===== GIVEN RECORDS

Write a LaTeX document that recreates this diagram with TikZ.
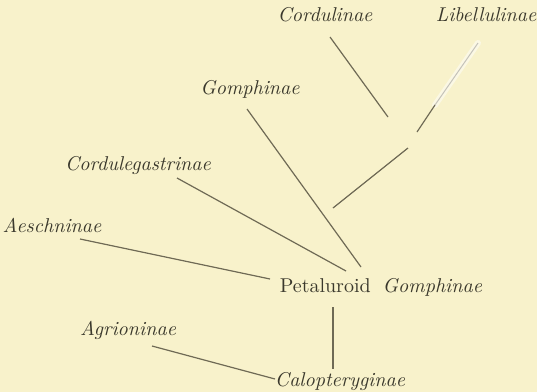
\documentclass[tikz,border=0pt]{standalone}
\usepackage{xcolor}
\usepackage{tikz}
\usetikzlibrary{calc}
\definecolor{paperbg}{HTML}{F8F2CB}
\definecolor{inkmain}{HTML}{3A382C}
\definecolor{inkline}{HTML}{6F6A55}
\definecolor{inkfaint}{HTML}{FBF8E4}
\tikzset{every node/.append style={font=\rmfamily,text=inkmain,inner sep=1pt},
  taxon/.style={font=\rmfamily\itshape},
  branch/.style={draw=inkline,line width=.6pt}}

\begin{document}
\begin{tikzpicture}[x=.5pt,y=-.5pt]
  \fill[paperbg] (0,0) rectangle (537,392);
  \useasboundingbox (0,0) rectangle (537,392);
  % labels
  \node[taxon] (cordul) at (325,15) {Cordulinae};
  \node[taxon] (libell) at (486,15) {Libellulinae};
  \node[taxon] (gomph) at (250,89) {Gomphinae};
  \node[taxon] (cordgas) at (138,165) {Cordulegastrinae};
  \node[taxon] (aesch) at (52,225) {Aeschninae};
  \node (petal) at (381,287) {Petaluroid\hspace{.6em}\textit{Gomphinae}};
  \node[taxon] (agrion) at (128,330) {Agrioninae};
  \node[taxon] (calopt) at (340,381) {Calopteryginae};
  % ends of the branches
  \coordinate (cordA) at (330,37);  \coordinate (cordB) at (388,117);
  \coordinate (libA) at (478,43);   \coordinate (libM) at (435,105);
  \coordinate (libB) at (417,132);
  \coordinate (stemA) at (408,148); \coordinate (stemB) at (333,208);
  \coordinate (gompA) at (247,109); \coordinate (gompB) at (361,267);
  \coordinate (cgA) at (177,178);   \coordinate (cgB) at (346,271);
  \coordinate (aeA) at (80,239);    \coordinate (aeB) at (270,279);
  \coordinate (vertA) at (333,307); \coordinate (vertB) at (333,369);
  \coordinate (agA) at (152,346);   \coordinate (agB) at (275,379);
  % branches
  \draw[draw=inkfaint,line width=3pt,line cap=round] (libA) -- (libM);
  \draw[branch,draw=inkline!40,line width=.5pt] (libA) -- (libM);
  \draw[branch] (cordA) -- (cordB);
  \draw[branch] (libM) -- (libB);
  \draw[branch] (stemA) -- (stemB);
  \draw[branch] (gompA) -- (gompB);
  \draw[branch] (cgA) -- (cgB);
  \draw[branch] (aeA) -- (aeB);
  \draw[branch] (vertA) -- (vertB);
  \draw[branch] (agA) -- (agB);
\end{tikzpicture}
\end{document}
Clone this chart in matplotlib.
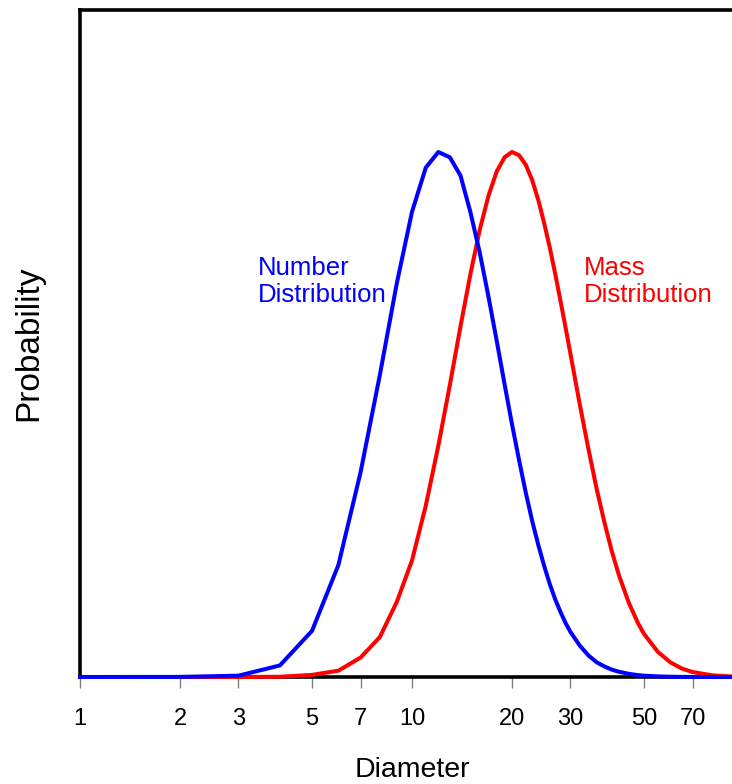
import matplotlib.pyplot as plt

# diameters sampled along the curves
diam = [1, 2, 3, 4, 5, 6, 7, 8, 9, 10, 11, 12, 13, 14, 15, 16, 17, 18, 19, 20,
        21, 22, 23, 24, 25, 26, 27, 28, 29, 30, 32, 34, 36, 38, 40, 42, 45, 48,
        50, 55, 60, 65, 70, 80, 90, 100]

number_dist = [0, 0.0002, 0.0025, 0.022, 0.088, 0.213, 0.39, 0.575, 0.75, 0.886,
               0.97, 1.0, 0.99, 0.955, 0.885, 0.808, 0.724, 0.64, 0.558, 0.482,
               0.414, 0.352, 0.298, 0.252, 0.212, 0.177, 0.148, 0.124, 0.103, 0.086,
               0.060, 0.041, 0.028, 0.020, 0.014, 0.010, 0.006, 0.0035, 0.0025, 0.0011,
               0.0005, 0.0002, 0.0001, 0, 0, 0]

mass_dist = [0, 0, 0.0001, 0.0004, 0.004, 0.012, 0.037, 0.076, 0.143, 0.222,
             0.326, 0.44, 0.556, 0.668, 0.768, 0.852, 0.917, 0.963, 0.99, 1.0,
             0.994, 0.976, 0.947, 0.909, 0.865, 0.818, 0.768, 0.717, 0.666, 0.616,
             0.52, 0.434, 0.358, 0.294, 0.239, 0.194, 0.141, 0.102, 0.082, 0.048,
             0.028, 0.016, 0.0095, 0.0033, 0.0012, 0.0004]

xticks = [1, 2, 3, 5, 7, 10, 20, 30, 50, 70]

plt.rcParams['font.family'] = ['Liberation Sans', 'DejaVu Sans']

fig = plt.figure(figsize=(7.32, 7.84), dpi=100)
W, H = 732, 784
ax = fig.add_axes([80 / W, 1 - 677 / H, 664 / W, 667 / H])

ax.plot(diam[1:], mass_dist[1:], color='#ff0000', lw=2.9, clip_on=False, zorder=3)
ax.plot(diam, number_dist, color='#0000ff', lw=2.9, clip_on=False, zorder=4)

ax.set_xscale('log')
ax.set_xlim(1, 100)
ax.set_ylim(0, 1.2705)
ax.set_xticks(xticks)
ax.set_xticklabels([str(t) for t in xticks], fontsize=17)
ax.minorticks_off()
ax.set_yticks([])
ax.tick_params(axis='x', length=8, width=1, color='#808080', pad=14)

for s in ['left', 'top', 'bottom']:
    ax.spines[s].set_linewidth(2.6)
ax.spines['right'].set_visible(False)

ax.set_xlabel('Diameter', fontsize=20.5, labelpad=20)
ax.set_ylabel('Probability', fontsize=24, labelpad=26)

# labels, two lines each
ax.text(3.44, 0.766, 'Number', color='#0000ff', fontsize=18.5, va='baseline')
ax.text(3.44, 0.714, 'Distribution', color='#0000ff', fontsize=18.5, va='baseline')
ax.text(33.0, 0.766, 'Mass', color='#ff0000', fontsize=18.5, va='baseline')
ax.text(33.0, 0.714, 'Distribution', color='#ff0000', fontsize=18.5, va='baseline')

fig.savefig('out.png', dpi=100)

==========

## WRITTEN TASK:
Give again the lines from "Clone this chart in matplotlib." to "50, 55, 60, 65, 70, 80, 90, 100]" exactly, both of those lines included, and do not include any pictures.

## ANSWER TO THE TASK:
Clone this chart in matplotlib.
import matplotlib.pyplot as plt

# diameters sampled along the curves
diam = [1, 2, 3, 4, 5, 6, 7, 8, 9, 10, 11, 12, 13, 14, 15, 16, 17, 18, 19, 20,
        21, 22, 23, 24, 25, 26, 27, 28, 29, 30, 32, 34, 36, 38, 40, 42, 45, 48,
        50, 55, 60, 65, 70, 80, 90, 100]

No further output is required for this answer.